The idea for this project came from the chemist and process engineer Prof Dr Michael Braungart. He and his colleagues bought a listed building in the city centre of Lüneburg and had it converted into a unique seminar centre in line with the ‘cradle-to-cradle’ design concept co-founded by Braungart.
Sponsored by the Hamburg Environmental Institute, the museum demonstrates across a space of 376 square metres that all things can be reused - just like in the cycle of nature, where there is no waste.
Inside the imposing brick building, which also houses a beautiful courtyard used as a garden, visitors can talk and interact in bright, open spaces. The eye-catcher is, among other things, a free-standing stove in the middle of the main room, which is heated with wood. Large-scale, colourful carpet patterns create accents.

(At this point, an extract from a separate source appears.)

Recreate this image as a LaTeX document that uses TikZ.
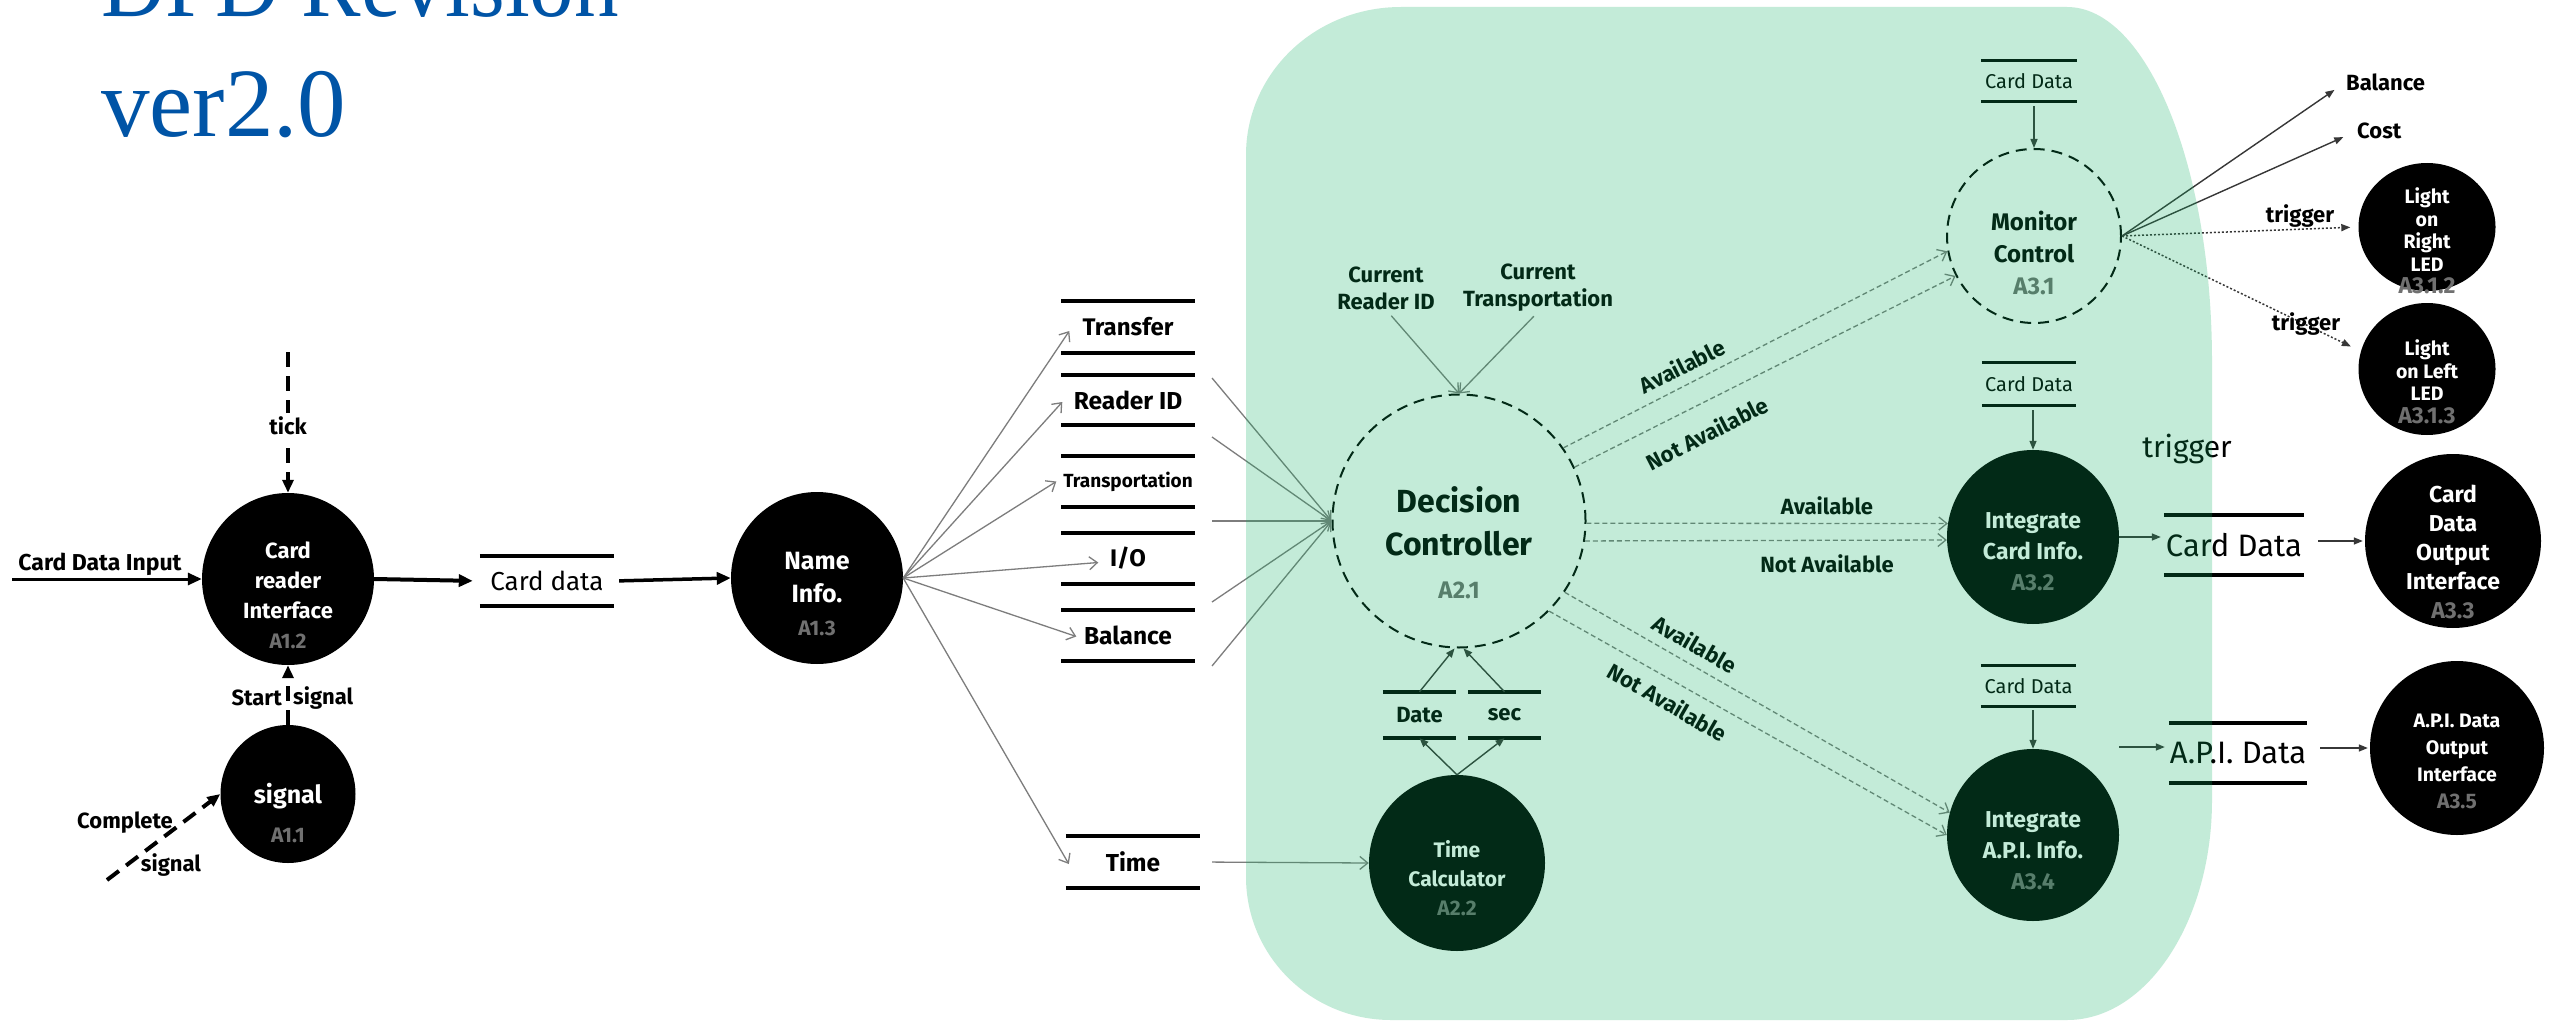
\documentclass[tikz,border=0pt]{standalone}
\usepackage{fontspec}
\setmainfont{Fira Sans}
\newfontfamily\titlefont{Liberation Serif}
\usetikzlibrary{shapes.geometric,arrows.meta,calc}

\definecolor{titleblue}{RGB}{0,84,166}
\definecolor{idgray}{RGB}{112,112,112}
\definecolor{wire}{RGB}{125,125,125}
\definecolor{wiredk}{RGB}{55,55,55}
\definecolor{zonegreen}{RGB}{12,173,95}

\newcommand\sizept[2]{\fontsize{#1pt}{#2pt}\selectfont}
\newcommand\idtag[2][21]{{\fontsize{#1pt}{#1pt}\selectfont\color{idgray}#2}}
\newcommand\storelines[2][]{\draw[storeline,#1] (#2.north west) -- (#2.north east) (#2.south west) -- (#2.south east);}

\tikzset{
  proc/.style={ellipse, fill=black, draw=none, inner sep=0pt},
  dproc/.style={ellipse, draw=black, line width=2pt, dash pattern=on 11pt off 7pt, inner sep=0pt},
  ptext/.style={text=white, align=center, inner sep=0pt},
  ltext/.style={text=black, align=center, inner sep=0pt},
  storebox/.style={inner sep=0pt, text=black},
  storeline/.style={line width=3.5pt, black},
  wireline/.style={draw=wire, line width=1.3pt},
  wiredark/.style={draw=wiredk, line width=1.4pt},
  openhead/.style={-{Straight Barb[length=8pt,width=13pt]}},
  fillhead/.style={-{Triangle[length=9pt,width=7pt]}},
  heavy/.style={line width=3.5pt, -{Triangle[length=14pt,width=12pt]}},
  bigdash/.style={line width=4pt, dash pattern=on 15pt off 9pt, -{Triangle[length=13pt,width=11pt]}},
  availdash/.style={draw=wire, line width=1.3pt, dash pattern=on 5pt off 3pt},
  trigdot/.style={draw=wiredk, line width=1.5pt, dash pattern=on 2pt off 2pt},
}

\begin{document}
\begin{tikzpicture}[x=1pt,y=-1pt]
\useasboundingbox (0,0) rectangle (2557,1022);
\fill[white] (0,0) rectangle (2557,1022);

% title
\node[anchor=base west, inner sep=0pt, text=titleblue, font=\titlefont\sizept{98}{98}] (title1) at (101,17) {\scalebox{0.91}[1]{DFD Revision}};
\node[anchor=base west, inner sep=0pt, text=titleblue, font=\titlefont\sizept{98}{98}] (title2) at (101,137) {\scalebox{0.99}[1]{ver2.0}};

% ---------- card reader side ----------
\node[proc, minimum width=172pt, minimum height=172pt] (a12) at (288,579) {};
\node[ptext, font=\bfseries\sizept{22}{30}] (a12t) at (288,595) {Card\\reader\\Interface\\\idtag{A1.2}};
\node[proc, minimum width=135pt, minimum height=138pt] (a11) at (288,794) {};
\node[ptext, font=\bfseries\sizept{25}{39}] (a11t) at (288,813) {signal\\\idtag{A1.1}};

\coordinate (cdin) at (12,579);
\draw[heavy, line width=3pt] (cdin) -- (a12.west);
\node[ltext, font=\bfseries\sizept{23}{23}] (cdinl) at (100,564) {Card Data Input};

\coordinate (tickin) at (288,352);
\draw[bigdash] (tickin) -- (a12.north);
\node[ltext, fill=white, inner sep=4pt, font=\bfseries\sizept{22}{22}] (tickl) at (288,426) {tick};

\draw[bigdash] (a11.north) -- (a12.south);
\node[ltext, anchor=east, font=\bfseries\sizept{22}{22}] (startl) at (282,698) {Start};
\node[ltext, anchor=west, font=\bfseries\sizept{22}{22}] (startl2) at (293,698) {signal};

\coordinate (cpin) at (107,880);
\draw[bigdash] (cpin) -- (a11.west);
\node[ltext, font=\bfseries\sizept{22}{22}] (cpl1) at (125,823) {Complete};
\node[ltext, font=\bfseries\sizept{22}{22}] (cpl2) at (171,865) {signal};

% card data store and name info
\node[storebox, minimum width=134pt, minimum height=50pt, font=\sizept{26}{26}] (cdata) at (547,581) {Card data};
\storelines{cdata}
\node[proc, minimum width=172pt, minimum height=172pt] (a13) at (817,578) {};
\node[ptext, font=\bfseries\sizept{25}{33}] (a13t) at (817,594) {Name\\Info.\\\idtag{A1.3}};
\draw[heavy, line width=4pt, shorten >=7pt] (a12.east) -- (cdata.west);
\draw[heavy, shorten <=5pt] (cdata.east) -- (a13.west);

% extracted data stores
\node[storebox, minimum width=133pt, minimum height=52pt, font=\bfseries\sizept{24}{24}] (sttr) at (1128,327) {Transfer};
\node[storebox, minimum width=133pt, minimum height=50pt, font=\bfseries\sizept{24.5}{24}] (strid) at (1128,400) {Reader ID};
\node[storebox, minimum width=133pt, minimum height=51pt, font=\bfseries\sizept{19}{19}] (sttp) at (1128,481.5) {Transportation};
\node[storebox, minimum width=133pt, minimum height=51pt, font=\bfseries\sizept{24}{24}] (stio) at (1128,558.5) {I/O};
\node[storebox, minimum width=133pt, minimum height=51pt, font=\bfseries\sizept{24.5}{24}] (stbal) at (1128,635.5) {Balance};
\node[storebox, minimum width=134pt, minimum height=52pt, font=\bfseries\sizept{24.5}{24}] (sttime) at (1133,862) {Time};
\foreach \s in {sttr,strid,sttp,stio,stbal,sttime} {\storelines{\s}}

\foreach \t/\dx/\dy in {sttr/8/4, strid/1/2, sttp/-5/0, stio/37/4, stbal/15/1, sttime/3/2}
  \draw[wireline, openhead] (a13.east) -- ($(\t.west)+(\dx,\dy)$);

% decision controller
\node[dproc, minimum width=253pt, minimum height=253pt] (dc) at (1459,521) {};
\node[ltext, font=\bfseries\sizept{32}{43}] (dct) at (1459,543) {Decision\\Controller\\\idtag[24]{A2.1}};

\coordinate (in1) at (1212,378);
\coordinate (in2) at (1212,437);
\coordinate (in3) at (1212,521);
\coordinate (in4) at (1212,602);
\coordinate (in5) at (1212,666);
\foreach \c in {in1,in2,in3,in4,in5}
  \draw[wireline, openhead] (\c) -- (dc.west);

\node[ltext, font=\bfseries\sizept{22}{27}] (crid) at (1386,288) {Current\\Reader ID};
\node[ltext, font=\bfseries\sizept{22}{27}] (crtp) at (1538,288) {Current\\Transportation};
\draw[wireline, openhead, shorten <=8pt] (crid.south) -- (dc.north);
\draw[wireline, openhead, shorten <=6pt] (crtp.south) -- (dc.north);

% time calculator
\node[proc, minimum width=176pt, minimum height=176pt] (tc) at (1457,863) {};
\node[ptext, font=\bfseries\sizept{21}{29}] (tct) at (1457,878) {Time\\Calculator\\\idtag{A2.2}};
\node[storebox, minimum width=73pt, minimum height=46pt, font=\bfseries\sizept{22}{22}] (date) at (1419.5,715) {Date};
\node[storebox, minimum width=73pt, minimum height=46pt, font=\bfseries\sizept{22}{22}] (sec) at (1504.5,715) {sec};
\storelines{date}
\storelines{sec}
\draw[wiredark, fillhead] (date.north) -- (dc.268);
\draw[wiredark, fillhead] (sec.north) -- (dc.272);
\draw[wiredark, fillhead] (tc.north) -- (date.south);
\draw[wiredark, fillhead] (tc.north) -- (sec.south);
\draw[wireline, openhead, shorten <=12pt] (sttime.east) -- (tc.west);

% level 3 processes
\node[dproc, minimum width=174pt, minimum height=174pt] (mc) at (2034,236) {};
\node[ltext, font=\bfseries\sizept{24}{32}] (mct) at (2034,253) {Monitor\\Control\\\idtag[24]{A3.1}};
\node[proc, minimum width=172pt, minimum height=174pt] (a32) at (2033,537) {};
\node[ptext, font=\bfseries\sizept{23}{31}] (a32t) at (2033,552) {Integrate\\Card Info.\\\idtag[23]{A3.2}};
\node[proc, minimum width=172pt, minimum height=172pt] (a34) at (2033,835) {};
\node[ptext, font=\bfseries\sizept{23}{31}] (a34t) at (2033,851) {Integrate\\A.P.I. Info.\\\idtag[23]{A3.4}};

\node[storebox, minimum width=96pt, minimum height=40pt, font=\sizept{20}{20}] (mcst) at (2029,81) {Card Data};
\node[storebox, minimum width=94pt, minimum height=42pt, font=\sizept{20}{20}] (a32st) at (2029,384) {Card Data};
\node[storebox, minimum width=95pt, minimum height=40pt, font=\sizept{20}{20}] (a34st) at (2028.5,686) {Card Data};
\storelines[line width=3pt]{mcst}
\storelines[line width=3pt]{a32st}
\storelines[line width=3pt]{a34st}
\draw[wiredark, fillhead, shorten <=5pt] (mcst.south -| mc.north) -- (mc.north);
\draw[wiredark, fillhead, shorten <=5pt] (a32st.south -| a32.north) -- (a32.north);
\draw[wiredark, fillhead, shorten <=4pt] (a34st.south -| a34.north) -- (a34.north);

% decision outcomes
\draw[availdash, openhead] (dc.35) -- (mc.190);
\draw[availdash, openhead] (dc.25) -- (mc.207);
\draw[availdash, openhead] (dc.-1) -- (a32.171);
\draw[availdash, openhead] (dc.-9) -- (a32.182);
\draw[availdash, openhead] (dc.-34) -- (a34.165);
\draw[availdash, openhead] (dc.-45) -- (a34.180);
\node[ltext, rotate=27, font=\bfseries\sizept{22}{22}] (av1) at (1682,366) {Available};
\node[ltext, rotate=27, font=\bfseries\sizept{22}{22}] (nav1) at (1707,433) {Not Available};
\node[ltext, font=\bfseries\sizept{22}{22}] (av2) at (1827,506) {Available};
\node[ltext, font=\bfseries\sizept{22}{22}] (nav2) at (1827,564) {Not Available};
\node[ltext, rotate=-30, font=\bfseries\sizept{22}{22}] (av3) at (1695,644) {Available};
\node[ltext, rotate=-30, font=\bfseries\sizept{22}{22}] (nav3) at (1668,702) {Not Available};

% monitor outputs
\node[ltext, anchor=west, font=\bfseries\sizept{22}{22}] (lbal) at (2346,82) {Balance};
\node[ltext, anchor=west, font=\bfseries\sizept{22}{22}] (lcost) at (2357,131) {Cost};
\draw[wiredark, fillhead, shorten >=14pt] (mc.east) -- (lbal.west);
\draw[wiredark, fillhead, shorten >=15pt] (mc.east) -- (lcost.west);

\node[proc, minimum width=137pt, minimum height=128pt] (a312) at (2427,227) {};
\node[ptext, font=\bfseries\sizept{19.5}{22.5}] (a312t) at (2427,241) {Light\\on\\Right\\LED\\\idtag[23]{A3.1.2}};
\node[proc, minimum width=137pt, minimum height=132pt] (a313) at (2427,369) {};
\node[ptext, font=\bfseries\sizept{19.5}{22.5}] (a313t) at (2427,382) {Light\\on Left\\LED\\\idtag[23]{A3.1.3}};
\draw[trigdot, fillhead, shorten >=8pt] (mc.east) -- (a312.west);
\draw[trigdot, fillhead, shorten >=11pt] (mc.east) -- (a313.165);
\node[ltext, font=\bfseries\sizept{22}{22}] (trg1) at (2300,216) {trigger};
\node[ltext, font=\bfseries\sizept{22}{22}] (trg2) at (2306,324) {trigger};
\node[ltext, font=\sizept{30}{30}] (trg3) at (2187,449) {trigger};

% output interfaces
\node[storebox, minimum width=140pt, minimum height=60pt, font=\sizept{31}{31}] (cdout) at (2234,545) {Card Data};
\node[storebox, minimum width=138pt, minimum height=60pt, font=\sizept{31}{31}] (apiout) at (2238,753) {A.P.I. Data};
\storelines[line width=4.5pt]{cdout}
\storelines[line width=4.5pt]{apiout}

\node[proc, minimum width=176pt, minimum height=174pt] (a33) at (2453,541) {};
\node[ptext, font=\bfseries\sizept{23}{29}] (a33t) at (2453,552) {Card\\Data\\Output\\Interface\\\idtag[23]{A3.3}};
\node[proc, minimum width=174pt, minimum height=174pt] (a35) at (2457,748) {};
\node[ptext, font=\bfseries\sizept{19.5}{27}] (a35t) at (2457,761) {A.P.I. Data\\Output\\Interface\\\idtag[21]{A3.5}};

\draw[wiredark, fillhead, shorten >=3pt] (a32.east) -- (a32.east -| cdout.west);
\draw[wiredark, fillhead, shorten <=14pt, shorten >=2pt] (cdout.east |- a33.west) -- (a33.west);
\coordinate (apiin) at (2119,747);
\draw[wiredark, fillhead, shorten >=4pt] (apiin) -- (apiin -| apiout.west);
\draw[wiredark, fillhead, shorten <=13pt, shorten >=2pt] (apiout.east |- a35.west) -- (a35.west);

% translucent zone over the controller level
\fill[zonegreen, fill opacity=0.243]
  (1401,7) -- (2067,7)
  .. controls (2147,7) and (2212,166) .. (2212,362)
  -- (2212,800)
  .. controls (2212,921) and (2147,1020) .. (2067,1020)
  -- (1391,1020)
  .. controls (1311,1020) and (1246,956) .. (1246,877)
  -- (1246,155)
  .. controls (1246,73) and (1315,7) .. (1401,7) -- cycle;
\end{tikzpicture}
\end{document}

Plenty of natural light flows through the impressive arch-like windows into the museum. The ceiling lighting, too, is a sight to behold: the lights are encircled by so-called ‘baffles’ by Troldtekt.
The light brown acoustic panels in different sizes, individually suspended from the ceiling, are both skilful design elements and guarantee optimal acoustics in the building. Because they are made of 100% sustainable materials, such as wood and cement, they also fit perfectly into the museum’s concept.